— Begin The data —

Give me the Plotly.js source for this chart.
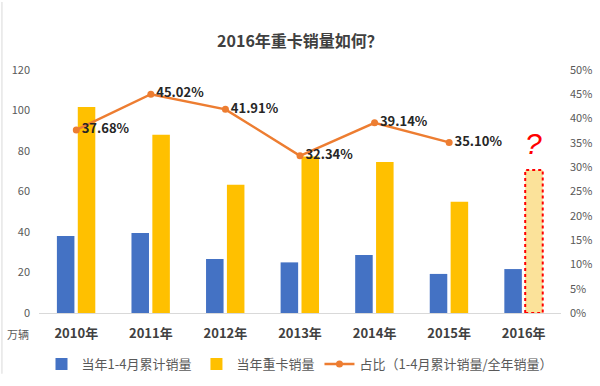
<!DOCTYPE html>
<html><head><meta charset="utf-8">
<script src="https://cdn.plot.ly/plotly-3.0.1.min.js"></script>
<style>html,body{margin:0;padding:0;background:#fff}#chart{width:600px;height:386px}</style>
</head><body><div id="chart"></div>
<script>
const years = ['2010年','2011年','2012年','2013年','2014年','2015年','2016年'];
const janAprSales = [38, 39.5, 26.7, 25, 28.6, 19.3, 21.7];
const annualSales = [101.7, 88, 63.3, 77.3, 74.6, 55, 70.6];
const ratioYears = ['2010年','2011年','2012年','2013年','2014年','2015年'];
const ratio = [0.3768, 0.4502, 0.4191, 0.3234, 0.3914, 0.3510];
const ratioLabels = ['37.68%','45.02%','41.91%','32.34%','39.14%','35.10%'];
const estimateIndex = 6;

const fontFam = '"Noto Sans CJK SC", "Noto Sans", sans-serif';
const BW = 0.235, BO1 = -0.26, BO2 = 0.02;

const yellowColors = annualSales.map((v,i)=> i===estimateIndex ? '#FBE29A' : '#FFC000');

const traces = [
  {type:'bar', name:'当年1-4月累计销量', x:years, y:janAprSales, width:BW, offset:BO1,
   marker:{color:'#4472C4'}},
  {type:'bar', name:'当年重卡销量', x:years, y:annualSales, width:BW, offset:BO2,
   marker:{color:yellowColors}},
  {type:'scatter', mode:'lines+markers+text', name:'占比（1-4月累计销量/全年销量）',
   x:ratioYears, y:ratio, yaxis:'y2', text:ratioLabels,
   texttemplate:'<b>%{text}</b>', textposition:'middle right',
   textfont:{size:13, color:'#262626', family:fontFam},
   line:{color:'#ED7D31', width:2.5}, marker:{color:'#ED7D31', size:7}}
];

const layout = {
  width:600, height:386,
  margin:{l:39, r:39, t:70, b:73, autoexpand:false},
  paper_bgcolor:'#fff', plot_bgcolor:'#fff',
  font:{family:fontFam, color:'#595959', size:11},
  title:{text:'<b>2016年重卡销量如何？</b>', x:0.5, xanchor:'center', y:0.894, yanchor:'middle',
    font:{size:16, color:'#404040', family:fontFam}},
  barmode:'group',
  showlegend:true,
  legend:{orientation:'h', x:0.5, xanchor:'center', y:-0.21, yanchor:'middle',
    font:{size:13, color:'#595959', family:fontFam}, traceorder:'normal'},
  xaxis:{type:'category', showline:true, linecolor:'#D9D9D9', linewidth:1, showgrid:false,
    ticks:'', tickfont:{size:13, color:'#404040', family:fontFam}, ticklabelstandoff:8,
    tickvals:years, ticktext:years.map(y=>'<b>'+y+'</b>'),
    range:[-0.5, 6.5]},
  yaxis:{range:[0,120], dtick:20, showgrid:false, zeroline:false, showline:false, ticks:'',
    tickfont:{size:11, color:'#595959'}, ticklabelstandoff:8},
  yaxis2:{range:[0,0.5], dtick:0.05, tickformat:'.0%', overlaying:'y', side:'right',
    showgrid:false, zeroline:false, showline:false, ticks:'',
    tickfont:{size:11, color:'#595959'}, ticklabelstandoff:8},
  shapes:[
    {type:'rect', xref:'x', yref:'y', x0:estimateIndex+BO2, x1:estimateIndex+BO2+BW,
     y0:0, y1:annualSales[estimateIndex], line:{color:'#FF0000', width:2, dash:'dot'}, fillcolor:'rgba(0,0,0,0)'},
    {type:'line', xref:'paper', yref:'paper', x0:-0.071, x1:-0.071, y0:-0.25, y1:1.28,
     line:{color:'#D9D9D9', width:1}}
  ],
  annotations:[
    {text:'<i>?</i>', xref:'x', yref:'y', x:estimateIndex+BO2+BW/2, y:annualSales[estimateIndex]+4,
     yanchor:'bottom', showarrow:false, font:{size:30, color:'#FF0000', family:'"Liberation Sans", sans-serif'}},
    {text:'万辆', xref:'paper', yref:'paper', x:-0.04, y:-0.085, xanchor:'center', yanchor:'middle',
     showarrow:false, font:{size:11, color:'#595959', family:fontFam}}
  ]
};
Plotly.newPlot('chart', traces, layout, {displayModeBar:false, staticPlot:true});
</script></body></html>
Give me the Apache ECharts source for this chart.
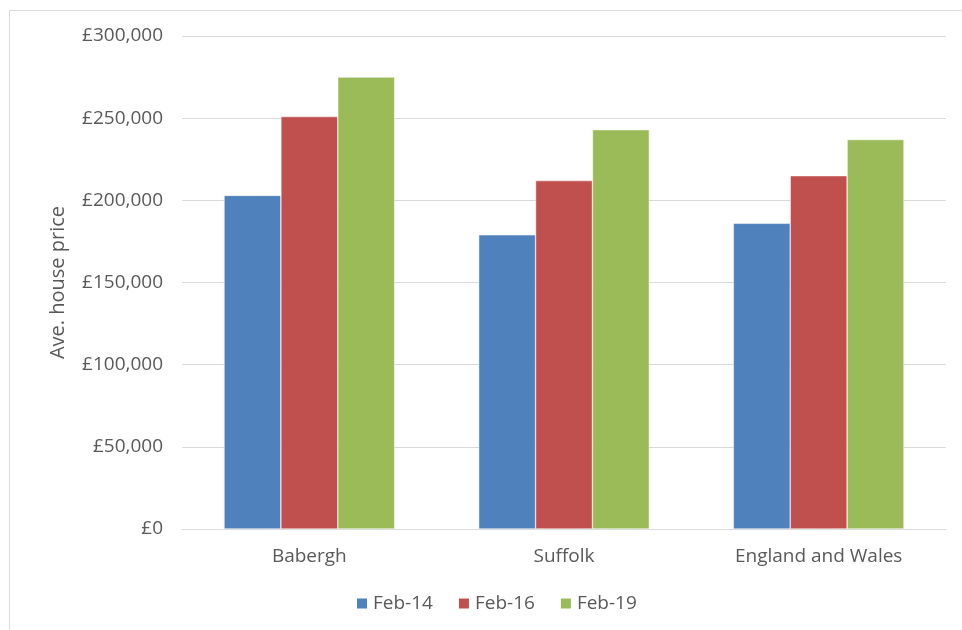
<!DOCTYPE html>
<html>
<head>
<meta charset="utf-8">
<script src="https://cdn.jsdelivr.net/npm/echarts@6/dist/echarts.min.js"></script>
<style>
  html, body { margin: 0; padding: 0; background: #fff; }
  #chart { width: 962px; height: 630px; }
</style>
</head>
<body>
<div id="chart"></div>
<script>
// Average house prices by area
const categories = ['Babergh', 'Suffolk', 'England and Wales'];
const feb14 = [203000, 179000, 186000];
const feb16 = [251000, 212000, 215000];
const feb19 = [275000, 243000, 237000];
const seriesNames = ['Feb-14', 'Feb-16', 'Feb-19'];
const seriesColors = ['#4f81bd', '#c0504d', '#9bbb59'];

const font = 'Open Sans';
const chart = echarts.init(document.getElementById('chart'));

function fmt(v) {
  return '£' + v.toLocaleString('en-GB');
}

const values = [feb14, feb16, feb19];

chart.setOption({
  animation: false,
  graphic: [{
    type: 'rect',
    shape: { x: 9.5, y: 10.5, width: 1000, height: 1000 },
    style: { fill: 'none', stroke: '#d9d9d9', lineWidth: 1 },
    silent: true
  }],
  grid: { left: 182, right: 16, top: 36, bottom: 101 },
  legend: {
    top: 589,
    left: 350,
    itemWidth: 12,
    itemHeight: 12,
    itemGap: 24,
    icon: 'rect',
    textStyle: { color: '#595959', fontSize: 19, fontFamily: font },
    data: seriesNames
  },
  xAxis: {
    type: 'category',
    data: categories,
    axisLine: { lineStyle: { color: '#d9d9d9' } },
    axisTick: { show: false },
    axisLabel: { color: '#595959', fontSize: 19, fontFamily: font, margin: 18 }
  },
  yAxis: {
    type: 'value',
    min: 0,
    max: 300000,
    interval: 50000,
    name: 'Ave. house price',
    nameLocation: 'middle',
    nameGap: 114,
    nameTextStyle: { color: '#595959', fontSize: 20, fontFamily: font },
    axisLine: { show: false },
    axisTick: { show: false },
    splitLine: { lineStyle: { color: '#d9d9d9' } },
    axisLabel: {
      color: '#595959', fontSize: 19, fontFamily: font, margin: 19,
      formatter: fmt
    }
  },
  series: seriesNames.map((name, i) => ({
    name: name,
    type: 'bar',
    data: values[i],
    barGap: '0%',
    barCategoryGap: '33%',
    itemStyle: { color: seriesColors[i], borderColor: '#ffffff', borderWidth: 0.5 }
  }))
});
</script>
</body>
</html>
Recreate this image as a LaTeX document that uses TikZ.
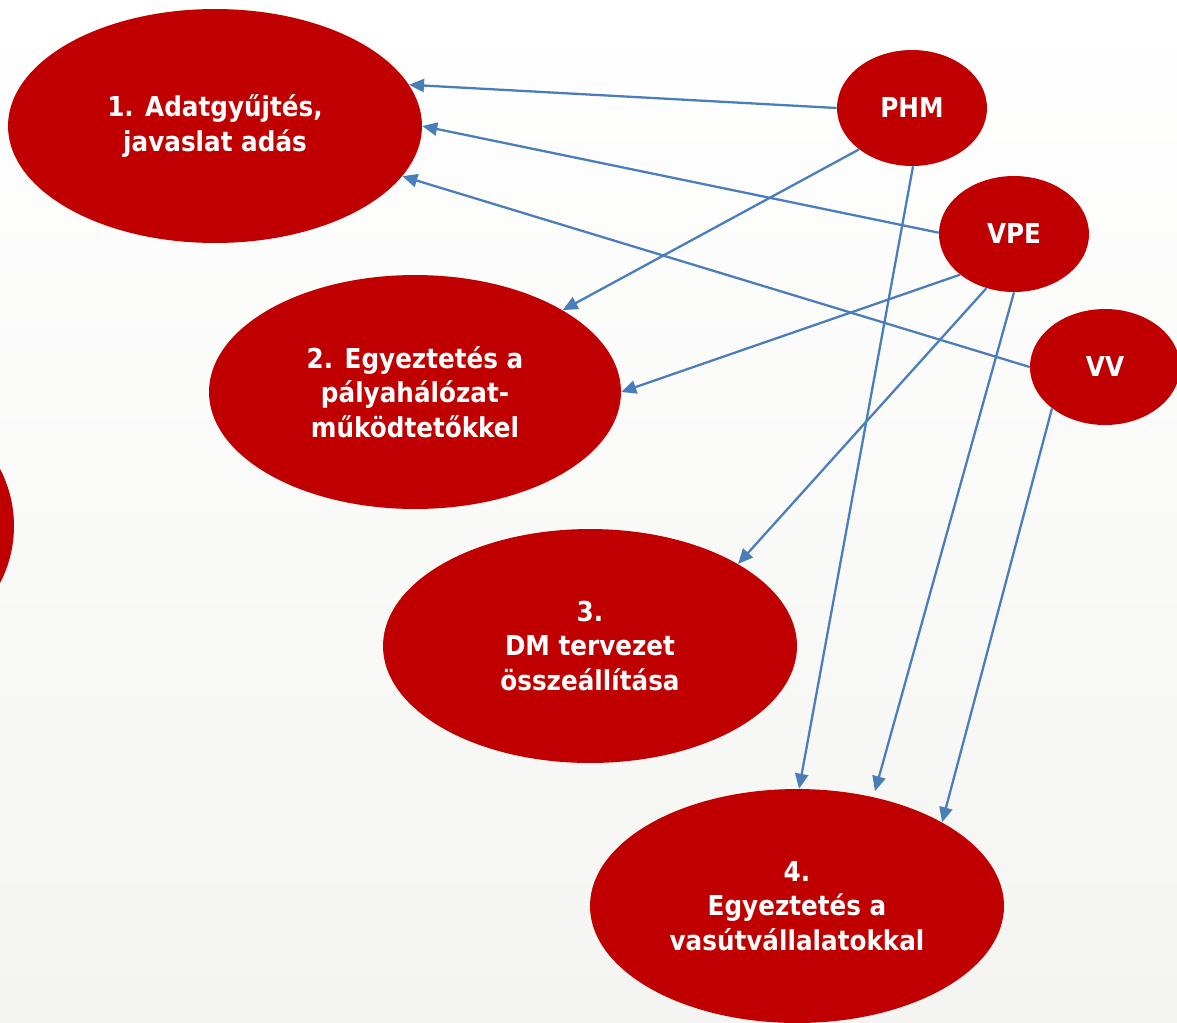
\documentclass[tikz,border=0pt]{standalone}
\usepackage{fontspec}
\setmainfont{DejaVu Sans}[FakeStretch=0.9]
\usetikzlibrary{shapes.geometric,arrows.meta}
\definecolor{ered}{HTML}{C00000}
\definecolor{ablue}{HTML}{4A7EBB}
\definecolor{bgA}{HTML}{FFFFFF}
\definecolor{bgB}{HTML}{F4F4F2}
\tikzset{
  bigell/.style={ellipse, fill=ered, draw=none, inner sep=0pt,
    minimum width=8.28cm, minimum height=4.68cm, text=white,
    font=\fontsize{15.6}{19.6}\selectfont\bfseries, align=center},
  smallell/.style={ellipse, fill=ered, draw=none, inner sep=0pt,
    minimum width=3.0cm, minimum height=2.32cm, text=white,
    font=\fontsize{15.6}{19.6}\selectfont\bfseries},
  conn/.style={draw=ablue, line width=1.3pt,
    -{Triangle[length=8.5pt,width=7.5pt]}}
}
\begin{document}
\begin{tikzpicture}[x=0.02cm,y=-0.02cm]
\useasboundingbox (0,0) rectangle (1177,1022);
\clip (0,0) rectangle (1177,1022);
\shade[top color=bgA, bottom color=bgB] (0,0) rectangle (1177,1022);
% partial ellipse at the left edge
\node[ellipse, fill=ered, inner sep=0pt, minimum width=4.4cm, minimum height=4.68cm] (E0) at (-96,526) {};
% big steps
\node[bigell] (E1) at (215,126) {1. Adatgyűjtés,\\javaslat adás};
\node[bigell, minimum width=8.24cm] (E2) at (415,392) {2. Egyeztetés a\\pályahálózat-\\működtetőkkel};
\node[bigell] (E3) at (590,646) {3.\\DM tervezet\\összeállítása};
\node[bigell] (E4) at (797,906) {4.\\Egyeztetés a\\vasútvállalatokkal};
% actors
\node[smallell] (PHM) at (912,108) {PHM};
\node[smallell] (VPE) at (1014,234) {VPE};
\node[smallell] (VV) at (1105,367) {VV};
% connectors
\draw[conn] (PHM.180) -- (E1.12);
\draw[conn] (VPE.179) -- (E1.0);
\draw[conn] (VV.180) -- (E1.345);
\draw[conn] (PHM.218) -- (E2.29);
\draw[conn] (VPE.217) -- (E2.0);
\draw[conn] (VPE.243) -- (E3.29);
\draw[conn] (PHM.271) -- (E4.89);
\draw[conn, shorten >=0.12cm] (VPE.270) -- (E4.55);
\draw[conn] (VV.218) -- (E4.30);
\end{tikzpicture}
\end{document}
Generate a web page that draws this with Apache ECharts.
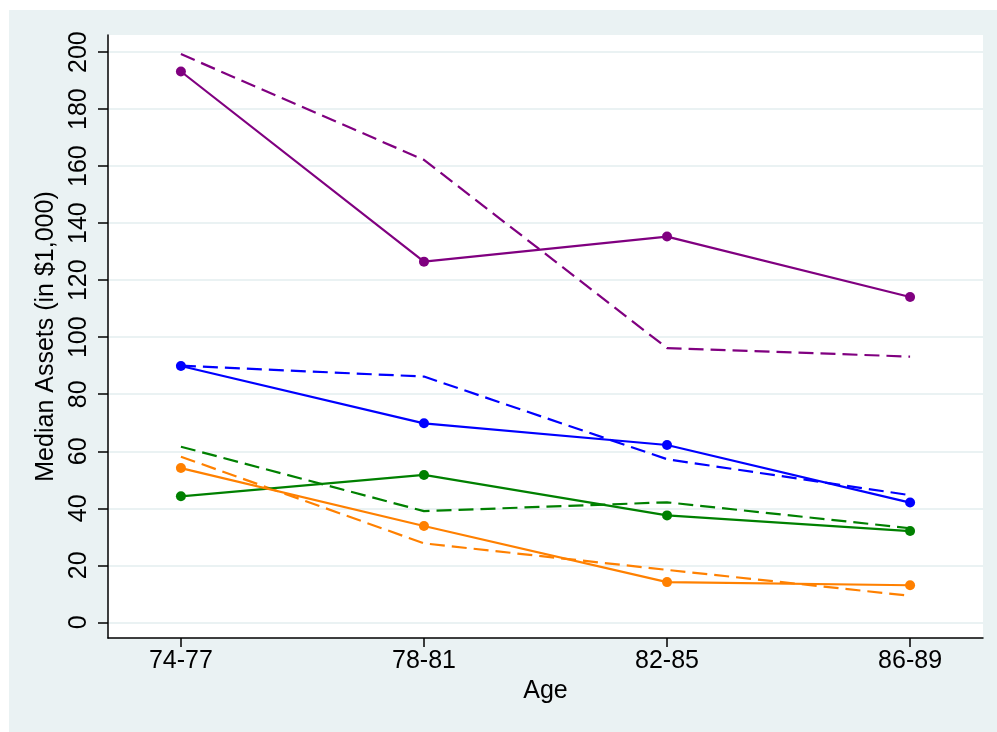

— End The data —

Pictures excluded, retype exactly the lines running from the one with "Give me the Apache" through the one with "const values = [feb14, feb16, feb19];". Include both end lines and nothing more.

Task response ::
Give me the Apache ECharts source for this chart.
<!DOCTYPE html>
<html>
<head>
<meta charset="utf-8">
<script src="https://cdn.jsdelivr.net/npm/echarts@6/dist/echarts.min.js"></script>
<style>
  html, body { margin: 0; padding: 0; background: #fff; }
  #chart { width: 962px; height: 630px; }
</style>
</head>
<body>
<div id="chart"></div>
<script>
// Average house prices by area
const categories = ['Babergh', 'Suffolk', 'England and Wales'];
const feb14 = [203000, 179000, 186000];
const feb16 = [251000, 212000, 215000];
const feb19 = [275000, 243000, 237000];
const seriesNames = ['Feb-14', 'Feb-16', 'Feb-19'];
const seriesColors = ['#4f81bd', '#c0504d', '#9bbb59'];

const font = 'Open Sans';
const chart = echarts.init(document.getElementById('chart'));

function fmt(v) {
  return '£' + v.toLocaleString('en-GB');
}

const values = [feb14, feb16, feb19];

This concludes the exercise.